──────── INPUT FOR THIS TASK ────────
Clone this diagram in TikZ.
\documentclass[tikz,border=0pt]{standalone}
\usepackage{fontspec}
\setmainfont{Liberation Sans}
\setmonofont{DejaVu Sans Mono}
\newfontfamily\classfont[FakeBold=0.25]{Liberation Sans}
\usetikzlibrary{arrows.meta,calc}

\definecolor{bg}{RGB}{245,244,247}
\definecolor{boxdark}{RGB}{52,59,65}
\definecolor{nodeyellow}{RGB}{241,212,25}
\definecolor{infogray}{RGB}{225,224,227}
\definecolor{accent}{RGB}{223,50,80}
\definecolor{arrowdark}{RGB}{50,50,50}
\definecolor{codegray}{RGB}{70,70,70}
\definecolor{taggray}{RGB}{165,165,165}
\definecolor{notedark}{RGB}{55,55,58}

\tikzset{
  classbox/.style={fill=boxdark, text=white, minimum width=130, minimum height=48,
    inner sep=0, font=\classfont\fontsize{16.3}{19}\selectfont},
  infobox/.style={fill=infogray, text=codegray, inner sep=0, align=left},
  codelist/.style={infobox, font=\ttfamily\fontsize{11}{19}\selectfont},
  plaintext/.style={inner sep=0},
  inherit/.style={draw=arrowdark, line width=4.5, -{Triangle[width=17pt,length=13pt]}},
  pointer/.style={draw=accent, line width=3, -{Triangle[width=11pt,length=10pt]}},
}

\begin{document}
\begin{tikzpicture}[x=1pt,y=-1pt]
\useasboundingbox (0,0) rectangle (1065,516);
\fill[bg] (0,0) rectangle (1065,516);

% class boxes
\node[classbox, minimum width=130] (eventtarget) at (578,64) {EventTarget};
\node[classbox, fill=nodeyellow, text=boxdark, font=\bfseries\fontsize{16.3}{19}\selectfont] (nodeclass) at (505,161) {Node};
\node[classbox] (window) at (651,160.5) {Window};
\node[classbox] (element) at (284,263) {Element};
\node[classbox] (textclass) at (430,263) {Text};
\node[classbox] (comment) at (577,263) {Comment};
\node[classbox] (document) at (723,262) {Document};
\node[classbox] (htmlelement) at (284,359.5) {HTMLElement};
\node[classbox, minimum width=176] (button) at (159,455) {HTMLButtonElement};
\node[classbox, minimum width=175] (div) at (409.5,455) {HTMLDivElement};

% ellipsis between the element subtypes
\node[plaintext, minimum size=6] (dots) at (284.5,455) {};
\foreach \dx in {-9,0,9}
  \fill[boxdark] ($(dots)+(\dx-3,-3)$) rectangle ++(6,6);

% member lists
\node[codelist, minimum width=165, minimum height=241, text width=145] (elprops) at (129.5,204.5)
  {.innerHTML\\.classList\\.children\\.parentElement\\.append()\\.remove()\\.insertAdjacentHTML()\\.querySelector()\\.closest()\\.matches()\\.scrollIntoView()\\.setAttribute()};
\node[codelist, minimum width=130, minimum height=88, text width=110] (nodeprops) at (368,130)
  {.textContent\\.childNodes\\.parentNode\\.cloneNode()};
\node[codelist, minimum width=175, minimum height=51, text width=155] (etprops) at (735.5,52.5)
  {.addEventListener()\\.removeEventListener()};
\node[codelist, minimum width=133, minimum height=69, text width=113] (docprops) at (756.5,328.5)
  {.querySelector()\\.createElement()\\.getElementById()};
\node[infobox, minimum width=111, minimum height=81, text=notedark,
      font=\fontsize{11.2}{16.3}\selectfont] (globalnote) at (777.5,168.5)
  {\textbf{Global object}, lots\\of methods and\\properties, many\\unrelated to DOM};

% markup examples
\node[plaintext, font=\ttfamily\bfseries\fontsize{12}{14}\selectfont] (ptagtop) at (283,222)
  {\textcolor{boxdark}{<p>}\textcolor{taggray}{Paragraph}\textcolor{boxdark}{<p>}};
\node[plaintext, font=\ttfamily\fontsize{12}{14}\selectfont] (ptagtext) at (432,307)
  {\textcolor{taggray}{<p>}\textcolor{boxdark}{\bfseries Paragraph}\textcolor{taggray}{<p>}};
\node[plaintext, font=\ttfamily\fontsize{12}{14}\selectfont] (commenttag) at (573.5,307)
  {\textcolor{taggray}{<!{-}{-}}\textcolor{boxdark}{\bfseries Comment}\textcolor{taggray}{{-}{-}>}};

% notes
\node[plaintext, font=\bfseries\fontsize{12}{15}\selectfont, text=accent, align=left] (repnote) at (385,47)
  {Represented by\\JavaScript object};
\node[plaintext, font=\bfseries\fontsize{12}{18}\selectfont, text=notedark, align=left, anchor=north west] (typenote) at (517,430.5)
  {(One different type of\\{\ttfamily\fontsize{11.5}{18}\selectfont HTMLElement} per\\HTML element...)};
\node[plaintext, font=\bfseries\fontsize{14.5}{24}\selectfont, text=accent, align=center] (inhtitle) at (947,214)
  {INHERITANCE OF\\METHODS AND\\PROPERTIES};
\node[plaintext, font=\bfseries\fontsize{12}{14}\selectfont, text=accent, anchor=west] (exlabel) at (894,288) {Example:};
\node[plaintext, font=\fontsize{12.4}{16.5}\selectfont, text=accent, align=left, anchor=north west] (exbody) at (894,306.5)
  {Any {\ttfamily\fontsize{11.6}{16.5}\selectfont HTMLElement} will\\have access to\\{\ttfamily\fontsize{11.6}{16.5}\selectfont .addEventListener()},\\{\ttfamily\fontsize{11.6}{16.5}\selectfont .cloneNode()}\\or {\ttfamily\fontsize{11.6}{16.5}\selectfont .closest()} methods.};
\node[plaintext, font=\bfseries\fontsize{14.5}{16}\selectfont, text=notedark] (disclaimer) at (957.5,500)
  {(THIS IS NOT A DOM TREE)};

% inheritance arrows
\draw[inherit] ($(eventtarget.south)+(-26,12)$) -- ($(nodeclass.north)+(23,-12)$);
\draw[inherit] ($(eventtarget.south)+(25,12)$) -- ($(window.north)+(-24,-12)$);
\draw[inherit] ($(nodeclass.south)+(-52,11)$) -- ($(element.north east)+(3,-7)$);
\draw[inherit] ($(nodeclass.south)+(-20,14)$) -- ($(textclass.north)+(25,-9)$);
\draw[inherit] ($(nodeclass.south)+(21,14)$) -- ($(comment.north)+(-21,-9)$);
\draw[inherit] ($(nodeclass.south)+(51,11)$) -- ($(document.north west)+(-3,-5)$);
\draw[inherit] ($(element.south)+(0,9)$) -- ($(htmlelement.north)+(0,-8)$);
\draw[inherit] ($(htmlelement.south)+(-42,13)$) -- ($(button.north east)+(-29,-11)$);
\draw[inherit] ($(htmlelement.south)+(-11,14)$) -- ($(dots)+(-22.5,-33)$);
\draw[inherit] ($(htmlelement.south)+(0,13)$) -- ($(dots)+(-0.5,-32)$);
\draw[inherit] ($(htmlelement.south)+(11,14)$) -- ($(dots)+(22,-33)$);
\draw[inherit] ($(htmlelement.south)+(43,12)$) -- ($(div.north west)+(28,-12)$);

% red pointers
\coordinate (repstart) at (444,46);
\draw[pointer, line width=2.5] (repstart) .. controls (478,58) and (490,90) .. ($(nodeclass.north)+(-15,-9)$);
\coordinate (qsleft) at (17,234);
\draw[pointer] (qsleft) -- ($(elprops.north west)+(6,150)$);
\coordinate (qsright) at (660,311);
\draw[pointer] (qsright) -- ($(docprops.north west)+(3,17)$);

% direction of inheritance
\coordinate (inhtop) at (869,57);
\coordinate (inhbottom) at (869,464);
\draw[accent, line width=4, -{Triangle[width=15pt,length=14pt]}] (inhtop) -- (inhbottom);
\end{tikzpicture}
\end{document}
────────
──────── INPUT FOR THIS TASK ────────
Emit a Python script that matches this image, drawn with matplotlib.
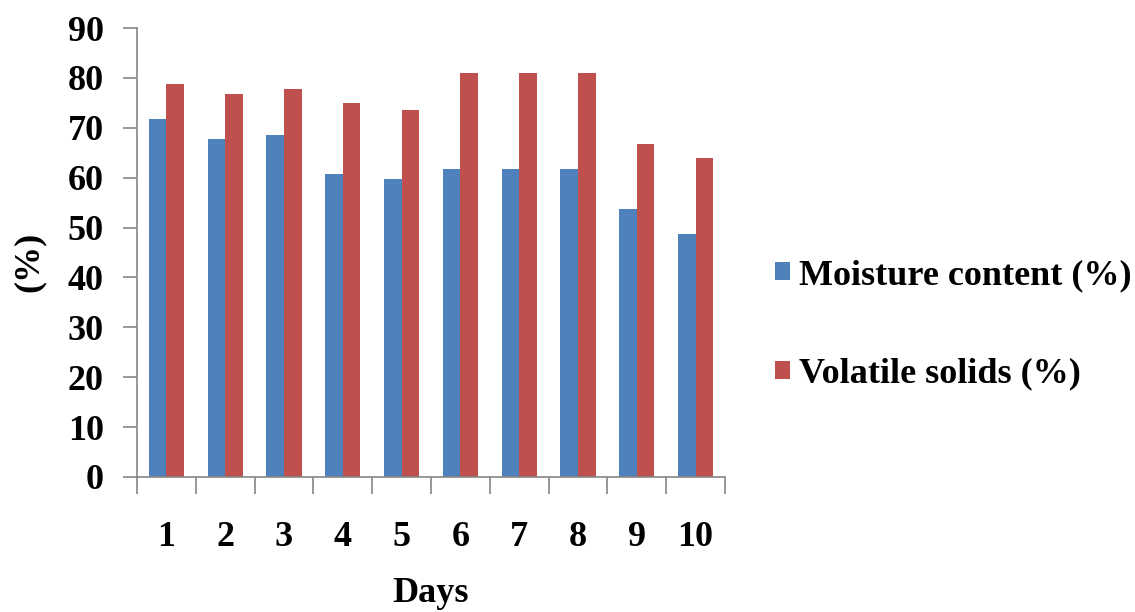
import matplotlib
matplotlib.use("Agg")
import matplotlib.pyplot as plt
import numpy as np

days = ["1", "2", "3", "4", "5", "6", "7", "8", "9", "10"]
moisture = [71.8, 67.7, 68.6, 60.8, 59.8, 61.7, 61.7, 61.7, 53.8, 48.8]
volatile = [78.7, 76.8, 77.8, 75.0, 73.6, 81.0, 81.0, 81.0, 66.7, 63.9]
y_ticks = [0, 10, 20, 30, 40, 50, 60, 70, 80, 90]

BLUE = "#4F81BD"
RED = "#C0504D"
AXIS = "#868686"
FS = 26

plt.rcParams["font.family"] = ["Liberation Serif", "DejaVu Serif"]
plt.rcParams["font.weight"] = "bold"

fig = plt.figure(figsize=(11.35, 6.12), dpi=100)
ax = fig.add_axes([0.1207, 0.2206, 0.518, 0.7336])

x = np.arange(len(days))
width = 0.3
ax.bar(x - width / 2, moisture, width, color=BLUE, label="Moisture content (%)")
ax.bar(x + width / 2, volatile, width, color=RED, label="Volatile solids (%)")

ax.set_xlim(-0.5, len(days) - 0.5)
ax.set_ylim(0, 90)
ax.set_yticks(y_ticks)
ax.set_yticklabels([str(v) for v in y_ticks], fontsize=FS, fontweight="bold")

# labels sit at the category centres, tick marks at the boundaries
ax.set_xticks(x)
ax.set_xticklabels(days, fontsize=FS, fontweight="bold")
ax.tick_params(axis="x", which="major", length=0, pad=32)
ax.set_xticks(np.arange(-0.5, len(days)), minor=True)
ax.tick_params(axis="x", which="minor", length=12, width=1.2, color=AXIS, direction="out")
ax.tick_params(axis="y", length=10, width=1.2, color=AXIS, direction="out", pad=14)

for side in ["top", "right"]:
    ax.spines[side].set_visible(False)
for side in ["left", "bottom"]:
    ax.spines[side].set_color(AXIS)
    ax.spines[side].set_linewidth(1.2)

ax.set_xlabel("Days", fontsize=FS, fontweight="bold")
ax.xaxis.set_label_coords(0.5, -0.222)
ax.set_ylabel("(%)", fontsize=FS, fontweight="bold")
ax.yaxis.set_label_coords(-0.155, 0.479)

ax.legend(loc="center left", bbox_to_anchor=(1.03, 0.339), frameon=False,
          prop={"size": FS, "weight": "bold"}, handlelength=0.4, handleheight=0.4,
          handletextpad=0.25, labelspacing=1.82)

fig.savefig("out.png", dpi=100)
────────
──────── INPUT FOR THIS TASK ────────
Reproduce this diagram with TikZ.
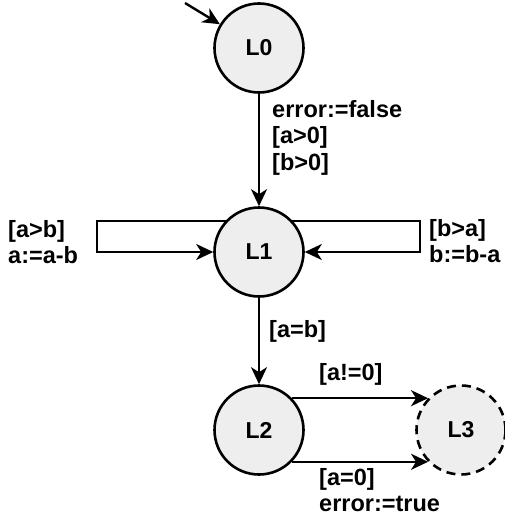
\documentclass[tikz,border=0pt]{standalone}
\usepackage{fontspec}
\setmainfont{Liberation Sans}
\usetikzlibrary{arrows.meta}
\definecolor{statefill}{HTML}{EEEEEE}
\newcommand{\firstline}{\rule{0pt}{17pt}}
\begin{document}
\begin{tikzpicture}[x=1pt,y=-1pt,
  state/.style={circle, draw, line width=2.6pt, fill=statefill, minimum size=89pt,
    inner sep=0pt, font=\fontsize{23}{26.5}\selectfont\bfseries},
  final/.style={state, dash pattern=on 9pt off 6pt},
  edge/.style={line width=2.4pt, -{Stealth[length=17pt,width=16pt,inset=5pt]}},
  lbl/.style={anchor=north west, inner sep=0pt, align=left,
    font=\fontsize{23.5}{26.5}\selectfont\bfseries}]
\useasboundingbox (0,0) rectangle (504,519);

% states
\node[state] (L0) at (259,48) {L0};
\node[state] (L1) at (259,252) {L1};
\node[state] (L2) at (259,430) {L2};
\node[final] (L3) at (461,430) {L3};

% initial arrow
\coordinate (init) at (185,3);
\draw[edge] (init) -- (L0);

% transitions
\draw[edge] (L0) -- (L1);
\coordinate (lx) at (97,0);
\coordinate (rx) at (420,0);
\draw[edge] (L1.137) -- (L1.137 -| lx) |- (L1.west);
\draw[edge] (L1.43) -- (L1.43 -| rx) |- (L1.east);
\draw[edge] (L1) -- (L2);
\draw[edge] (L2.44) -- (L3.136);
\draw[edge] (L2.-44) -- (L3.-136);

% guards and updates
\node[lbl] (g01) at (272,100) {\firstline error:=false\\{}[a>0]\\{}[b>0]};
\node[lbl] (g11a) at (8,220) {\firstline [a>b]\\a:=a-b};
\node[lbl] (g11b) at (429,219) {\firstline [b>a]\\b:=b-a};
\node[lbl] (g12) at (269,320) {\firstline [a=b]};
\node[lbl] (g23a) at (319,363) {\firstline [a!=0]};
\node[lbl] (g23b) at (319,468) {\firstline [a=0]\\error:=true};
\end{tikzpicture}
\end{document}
────────
REQUIRED TASK
Only the lines from the one containing "Reproduce this diagram with TikZ." down to the one containing "(init) -- (L0);" should be copied, exactly and with both ends kept. Drop the pictures.

SOLUTION BELOW
Reproduce this diagram with TikZ.
\documentclass[tikz,border=0pt]{standalone}
\usepackage{fontspec}
\setmainfont{Liberation Sans}
\usetikzlibrary{arrows.meta}
\definecolor{statefill}{HTML}{EEEEEE}
\newcommand{\firstline}{\rule{0pt}{17pt}}
\begin{document}
\begin{tikzpicture}[x=1pt,y=-1pt,
  state/.style={circle, draw, line width=2.6pt, fill=statefill, minimum size=89pt,
    inner sep=0pt, font=\fontsize{23}{26.5}\selectfont\bfseries},
  final/.style={state, dash pattern=on 9pt off 6pt},
  edge/.style={line width=2.4pt, -{Stealth[length=17pt,width=16pt,inset=5pt]}},
  lbl/.style={anchor=north west, inner sep=0pt, align=left,
    font=\fontsize{23.5}{26.5}\selectfont\bfseries}]
\useasboundingbox (0,0) rectangle (504,519);

% states
\node[state] (L0) at (259,48) {L0};
\node[state] (L1) at (259,252) {L1};
\node[state] (L2) at (259,430) {L2};
\node[final] (L3) at (461,430) {L3};

% initial arrow
\coordinate (init) at (185,3);
\draw[edge] (init) -- (L0);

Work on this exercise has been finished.